For standard ham radio PTT circuits, any relay rated for 10V/100mA is more than adequate.


Reserved GPIO Pins

The following BCM pins are reserved by the Argon HAT OLED display and are rejected for relay use only when the OLED is enabled in Hardware Settings:

ARGON_OLED_RESERVED_BCM = {2, 3, 14}   # I2C SDA (BCM2), SCL (BCM3), TXD (BCM14)

The hardware settings page lists reserved pins and the pin-config loader logs an error and drops any relay you assign to a reserved pin while OLED is on. When the OLED is disabled, these pins are available for relays like any other.


Configuration

GPIO is configured entirely through the web UI and stored in the database. There is no .env / environment-variable path for hardware settings.

Via the Web Interface

  1. Navigate to Admin → Hardware Settings and enable GPIO Relay Control.

  2. Open Admin → GPIO → Pin Map (the interactive Raspberry Pi pin map).

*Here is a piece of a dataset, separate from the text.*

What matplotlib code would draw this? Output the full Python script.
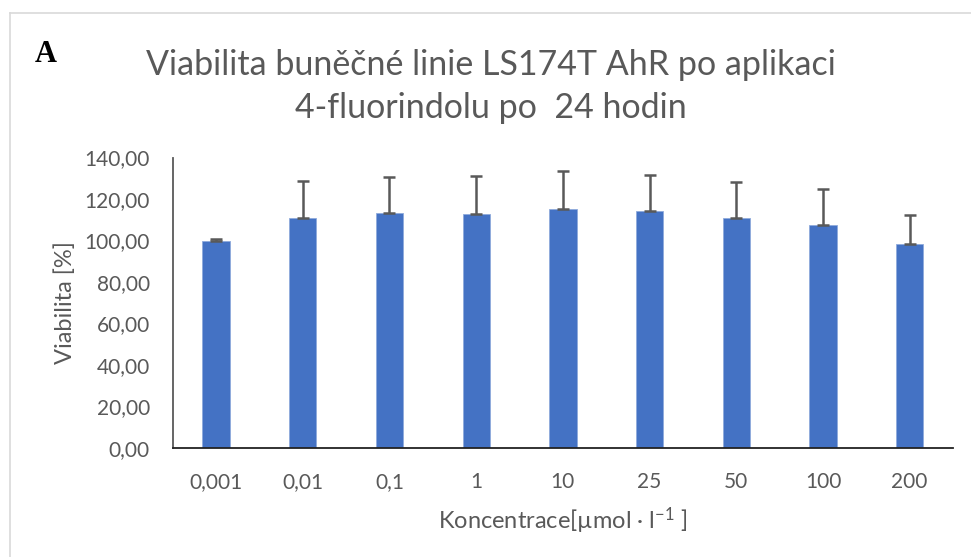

  3. For each relay, click its BCM pin and set its options. The pin map is stored as a JSON object keyed by BCM pin number (as a string), with a config object per pin:

    {
      "26": {
        "name": "Transmitter PTT",
        "active_high": true,
        "hold_seconds": 5.0,
        "watchdog_seconds": 300.0
      },
      "20": { "name": "Program Audio Mute", "active_high": true },
      "13": { "name": "Alert Beacon", "active_high": true,
              "flash_enabled": true, "flash_interval_ms": 500, "flash_partner_pin": 19 }
    }
    
  4. Assign each pin one or more behaviors in the behavior matrix. The matrix is a JSON object keyed by BCM pin number, mapping to a list of lifecycle behaviors (NOT alert severities):

    {
      "26": ["transmitter_ptt"],
      "20": ["audio_mute"],
      "13": ["flash"]
    }
    

    See §5. GPIO Behaviors for the full list and what each one does.

  5. Click Save Settings. The GPIO subprocess reloads its configuration; on a fresh deploy, restart it with sudo systemctl restart eas-station-gpio.

Startup validation. When the behavior manager loads, it logs a warning if no pin is assigned a transmit-capable behavior (Transmitter PTT, Duration of Alert, or Audio Playout) — i.e. nothing would key your transmitter during a broadcast. It also warns about behaviors assigned to pins that aren't active, and flash partners that aren't themselves flashing. Check the eas-station-gpio journal after changing the matrix.

Field reference (per pin)

Field Type Default Description
name string GPIO Pin N Friendly label shown in the UI and logs
active_high bool true true = relay closes on HIGH; set false for active-low HATs
hold_seconds float 5.0 Minimum time the pin stays active before it can be released (anti-chatter). Keep this small — it is not a broadcast-hold timer. The air chain is keyed for the full playout by the send worker, then force-released at end-of-message, so hold_seconds never extends a broadcast. (A large value only matters for very short manual toggles.)
watchdog_seconds float 300.0 Hard ceiling; the pin is force-released if it stays active longer (stuck-relay protection)
flash_enabled bool false Flash this pin when activated directly (manual/test). During alerts, assign the Flash Beacon behavior instead
flash_interval_ms int 500 Flash period, clamped to 50–5000 ms
flash_partner_pin int null BCM pin driven in opposite phase for two-light alternating patterns

GPIO Activation Log

Every relay activation and deactivation is recorded in the gpio_activation_log database table. View the log at Admin → Hardware → GPIO Statistics.

The log includes:

  • Timestamp
  • Relay channel
  • Duration (seconds the relay was active)
  • Triggering event (alert ID or manual activation)

Testing GPIO Relays

Via the Web Interface

  1. Go to Admin → Hardware Settings → GPIO Test.
  2. Click Pulse Relay next to each relay to test it independently.
  3. You should hear the relay click and any connected equipment activate briefly.

Via the API

Pins are addressed by BCM number. Activate and then deactivate to pulse:

Note: API-key authentication (X-API-Key) is planned but not yet implemented — see API Key Management. Until it ships, these endpoints require an authenticated browser session (log in first and reuse the session cookie).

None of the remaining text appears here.